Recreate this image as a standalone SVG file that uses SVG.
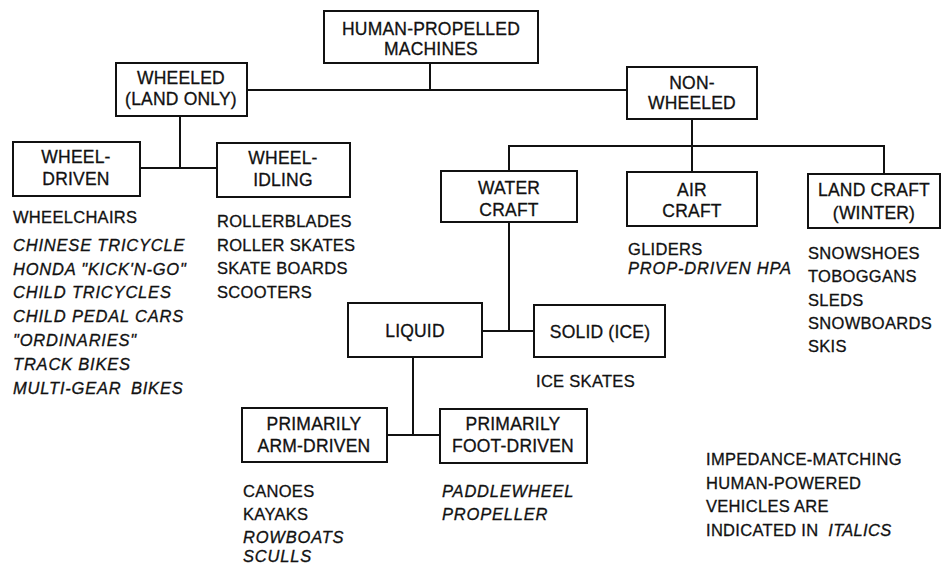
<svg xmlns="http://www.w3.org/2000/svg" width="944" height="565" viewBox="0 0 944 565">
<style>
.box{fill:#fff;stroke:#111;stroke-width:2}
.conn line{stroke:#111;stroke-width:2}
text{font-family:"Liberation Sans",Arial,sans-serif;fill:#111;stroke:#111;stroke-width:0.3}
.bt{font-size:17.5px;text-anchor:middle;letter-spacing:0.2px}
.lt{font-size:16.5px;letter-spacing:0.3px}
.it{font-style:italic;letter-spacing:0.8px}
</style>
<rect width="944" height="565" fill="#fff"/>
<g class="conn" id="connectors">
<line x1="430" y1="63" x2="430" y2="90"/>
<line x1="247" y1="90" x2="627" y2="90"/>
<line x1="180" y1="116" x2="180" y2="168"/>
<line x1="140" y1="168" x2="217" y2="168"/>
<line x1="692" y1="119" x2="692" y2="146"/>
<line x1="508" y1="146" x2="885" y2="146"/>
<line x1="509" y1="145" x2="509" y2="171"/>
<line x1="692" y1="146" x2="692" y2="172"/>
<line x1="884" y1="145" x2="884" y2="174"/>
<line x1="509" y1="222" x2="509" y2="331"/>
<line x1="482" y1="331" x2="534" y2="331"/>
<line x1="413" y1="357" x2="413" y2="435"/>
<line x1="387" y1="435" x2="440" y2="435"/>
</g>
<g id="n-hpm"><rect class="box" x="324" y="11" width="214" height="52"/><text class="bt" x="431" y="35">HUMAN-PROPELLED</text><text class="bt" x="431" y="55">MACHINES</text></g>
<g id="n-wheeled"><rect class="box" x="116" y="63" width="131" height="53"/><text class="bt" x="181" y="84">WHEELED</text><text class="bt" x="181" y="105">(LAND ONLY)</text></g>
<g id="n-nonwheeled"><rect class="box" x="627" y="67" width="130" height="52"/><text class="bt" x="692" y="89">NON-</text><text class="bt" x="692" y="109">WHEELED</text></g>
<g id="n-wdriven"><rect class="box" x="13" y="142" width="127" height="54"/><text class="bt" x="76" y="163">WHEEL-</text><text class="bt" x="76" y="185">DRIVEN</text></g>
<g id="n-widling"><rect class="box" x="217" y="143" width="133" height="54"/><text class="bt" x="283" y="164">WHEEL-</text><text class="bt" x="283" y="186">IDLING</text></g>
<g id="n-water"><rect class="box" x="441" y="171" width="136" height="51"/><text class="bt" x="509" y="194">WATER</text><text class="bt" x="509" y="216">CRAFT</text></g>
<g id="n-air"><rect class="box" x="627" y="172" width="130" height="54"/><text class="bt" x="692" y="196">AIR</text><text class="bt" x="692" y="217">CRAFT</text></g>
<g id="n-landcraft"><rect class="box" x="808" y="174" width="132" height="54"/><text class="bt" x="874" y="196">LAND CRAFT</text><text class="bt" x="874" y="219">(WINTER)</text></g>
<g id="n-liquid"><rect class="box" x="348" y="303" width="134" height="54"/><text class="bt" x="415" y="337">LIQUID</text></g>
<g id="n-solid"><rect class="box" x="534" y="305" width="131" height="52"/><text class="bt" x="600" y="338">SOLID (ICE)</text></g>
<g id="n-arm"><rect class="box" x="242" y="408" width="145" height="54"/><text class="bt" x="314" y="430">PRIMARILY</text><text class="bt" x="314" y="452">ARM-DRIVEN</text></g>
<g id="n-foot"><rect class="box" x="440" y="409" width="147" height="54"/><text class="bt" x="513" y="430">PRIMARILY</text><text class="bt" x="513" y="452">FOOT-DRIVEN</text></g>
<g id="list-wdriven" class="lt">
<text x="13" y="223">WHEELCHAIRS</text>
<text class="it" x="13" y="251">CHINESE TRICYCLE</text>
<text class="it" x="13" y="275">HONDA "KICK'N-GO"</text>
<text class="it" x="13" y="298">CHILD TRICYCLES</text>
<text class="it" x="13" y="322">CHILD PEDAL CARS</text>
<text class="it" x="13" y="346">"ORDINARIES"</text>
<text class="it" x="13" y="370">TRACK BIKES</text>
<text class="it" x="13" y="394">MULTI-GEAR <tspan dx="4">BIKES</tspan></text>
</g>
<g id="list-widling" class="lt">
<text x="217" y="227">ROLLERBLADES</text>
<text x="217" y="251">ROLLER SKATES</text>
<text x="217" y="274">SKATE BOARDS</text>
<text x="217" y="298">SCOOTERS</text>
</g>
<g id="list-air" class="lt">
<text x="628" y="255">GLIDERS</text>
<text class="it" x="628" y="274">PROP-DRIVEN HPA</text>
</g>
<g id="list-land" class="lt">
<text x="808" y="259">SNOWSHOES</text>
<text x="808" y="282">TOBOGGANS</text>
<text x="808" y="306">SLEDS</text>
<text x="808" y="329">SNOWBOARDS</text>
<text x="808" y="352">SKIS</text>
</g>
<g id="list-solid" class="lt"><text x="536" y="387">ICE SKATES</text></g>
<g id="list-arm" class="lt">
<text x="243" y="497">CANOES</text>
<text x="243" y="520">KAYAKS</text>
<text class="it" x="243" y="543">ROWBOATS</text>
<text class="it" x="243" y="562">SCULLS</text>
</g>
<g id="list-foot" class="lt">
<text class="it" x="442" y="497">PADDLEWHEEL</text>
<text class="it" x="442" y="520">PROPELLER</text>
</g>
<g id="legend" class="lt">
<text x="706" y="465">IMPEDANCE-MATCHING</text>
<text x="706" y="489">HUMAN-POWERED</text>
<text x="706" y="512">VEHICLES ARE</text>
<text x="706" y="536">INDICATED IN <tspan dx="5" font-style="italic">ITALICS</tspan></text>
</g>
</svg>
========================================
● Exercise objective
Without the pictures, write out all of the material exactly.

● Final result
Recreate this image as a standalone SVG file that uses SVG.
<svg xmlns="http://www.w3.org/2000/svg" width="944" height="565" viewBox="0 0 944 565">
<style>
.box{fill:#fff;stroke:#111;stroke-width:2}
.conn line{stroke:#111;stroke-width:2}
text{font-family:"Liberation Sans",Arial,sans-serif;fill:#111;stroke:#111;stroke-width:0.3}
.bt{font-size:17.5px;text-anchor:middle;letter-spacing:0.2px}
.lt{font-size:16.5px;letter-spacing:0.3px}
.it{font-style:italic;letter-spacing:0.8px}
</style>
<rect width="944" height="565" fill="#fff"/>
<g class="conn" id="connectors">
<line x1="430" y1="63" x2="430" y2="90"/>
<line x1="247" y1="90" x2="627" y2="90"/>
<line x1="180" y1="116" x2="180" y2="168"/>
<line x1="140" y1="168" x2="217" y2="168"/>
<line x1="692" y1="119" x2="692" y2="146"/>
<line x1="508" y1="146" x2="885" y2="146"/>
<line x1="509" y1="145" x2="509" y2="171"/>
<line x1="692" y1="146" x2="692" y2="172"/>
<line x1="884" y1="145" x2="884" y2="174"/>
<line x1="509" y1="222" x2="509" y2="331"/>
<line x1="482" y1="331" x2="534" y2="331"/>
<line x1="413" y1="357" x2="413" y2="435"/>
<line x1="387" y1="435" x2="440" y2="435"/>
</g>
<g id="n-hpm"><rect class="box" x="324" y="11" width="214" height="52"/><text class="bt" x="431" y="35">HUMAN-PROPELLED</text><text class="bt" x="431" y="55">MACHINES</text></g>
<g id="n-wheeled"><rect class="box" x="116" y="63" width="131" height="53"/><text class="bt" x="181" y="84">WHEELED</text><text class="bt" x="181" y="105">(LAND ONLY)</text></g>
<g id="n-nonwheeled"><rect class="box" x="627" y="67" width="130" height="52"/><text class="bt" x="692" y="89">NON-</text><text class="bt" x="692" y="109">WHEELED</text></g>
<g id="n-wdriven"><rect class="box" x="13" y="142" width="127" height="54"/><text class="bt" x="76" y="163">WHEEL-</text><text class="bt" x="76" y="185">DRIVEN</text></g>
<g id="n-widling"><rect class="box" x="217" y="143" width="133" height="54"/><text class="bt" x="283" y="164">WHEEL-</text><text class="bt" x="283" y="186">IDLING</text></g>
<g id="n-water"><rect class="box" x="441" y="171" width="136" height="51"/><text class="bt" x="509" y="194">WATER</text><text class="bt" x="509" y="216">CRAFT</text></g>
<g id="n-air"><rect class="box" x="627" y="172" width="130" height="54"/><text class="bt" x="692" y="196">AIR</text><text class="bt" x="692" y="217">CRAFT</text></g>
<g id="n-landcraft"><rect class="box" x="808" y="174" width="132" height="54"/><text class="bt" x="874" y="196">LAND CRAFT</text><text class="bt" x="874" y="219">(WINTER)</text></g>
<g id="n-liquid"><rect class="box" x="348" y="303" width="134" height="54"/><text class="bt" x="415" y="337">LIQUID</text></g>
<g id="n-solid"><rect class="box" x="534" y="305" width="131" height="52"/><text class="bt" x="600" y="338">SOLID (ICE)</text></g>
<g id="n-arm"><rect class="box" x="242" y="408" width="145" height="54"/><text class="bt" x="314" y="430">PRIMARILY</text><text class="bt" x="314" y="452">ARM-DRIVEN</text></g>
<g id="n-foot"><rect class="box" x="440" y="409" width="147" height="54"/><text class="bt" x="513" y="430">PRIMARILY</text><text class="bt" x="513" y="452">FOOT-DRIVEN</text></g>
<g id="list-wdriven" class="lt">
<text x="13" y="223">WHEELCHAIRS</text>
<text class="it" x="13" y="251">CHINESE TRICYCLE</text>
<text class="it" x="13" y="275">HONDA "KICK'N-GO"</text>
<text class="it" x="13" y="298">CHILD TRICYCLES</text>
<text class="it" x="13" y="322">CHILD PEDAL CARS</text>
<text class="it" x="13" y="346">"ORDINARIES"</text>
<text class="it" x="13" y="370">TRACK BIKES</text>
<text class="it" x="13" y="394">MULTI-GEAR <tspan dx="4">BIKES</tspan></text>
</g>
<g id="list-widling" class="lt">
<text x="217" y="227">ROLLERBLADES</text>
<text x="217" y="251">ROLLER SKATES</text>
<text x="217" y="274">SKATE BOARDS</text>
<text x="217" y="298">SCOOTERS</text>
</g>
<g id="list-air" class="lt">
<text x="628" y="255">GLIDERS</text>
<text class="it" x="628" y="274">PROP-DRIVEN HPA</text>
</g>
<g id="list-land" class="lt">
<text x="808" y="259">SNOWSHOES</text>
<text x="808" y="282">TOBOGGANS</text>
<text x="808" y="306">SLEDS</text>
<text x="808" y="329">SNOWBOARDS</text>
<text x="808" y="352">SKIS</text>
</g>
<g id="list-solid" class="lt"><text x="536" y="387">ICE SKATES</text></g>
<g id="list-arm" class="lt">
<text x="243" y="497">CANOES</text>
<text x="243" y="520">KAYAKS</text>
<text class="it" x="243" y="543">ROWBOATS</text>
<text class="it" x="243" y="562">SCULLS</text>
</g>
<g id="list-foot" class="lt">
<text class="it" x="442" y="497">PADDLEWHEEL</text>
<text class="it" x="442" y="520">PROPELLER</text>
</g>
<g id="legend" class="lt">
<text x="706" y="465">IMPEDANCE-MATCHING</text>
<text x="706" y="489">HUMAN-POWERED</text>
<text x="706" y="512">VEHICLES ARE</text>
<text x="706" y="536">INDICATED IN <tspan dx="5" font-style="italic">ITALICS</tspan></text>
</g>
</svg>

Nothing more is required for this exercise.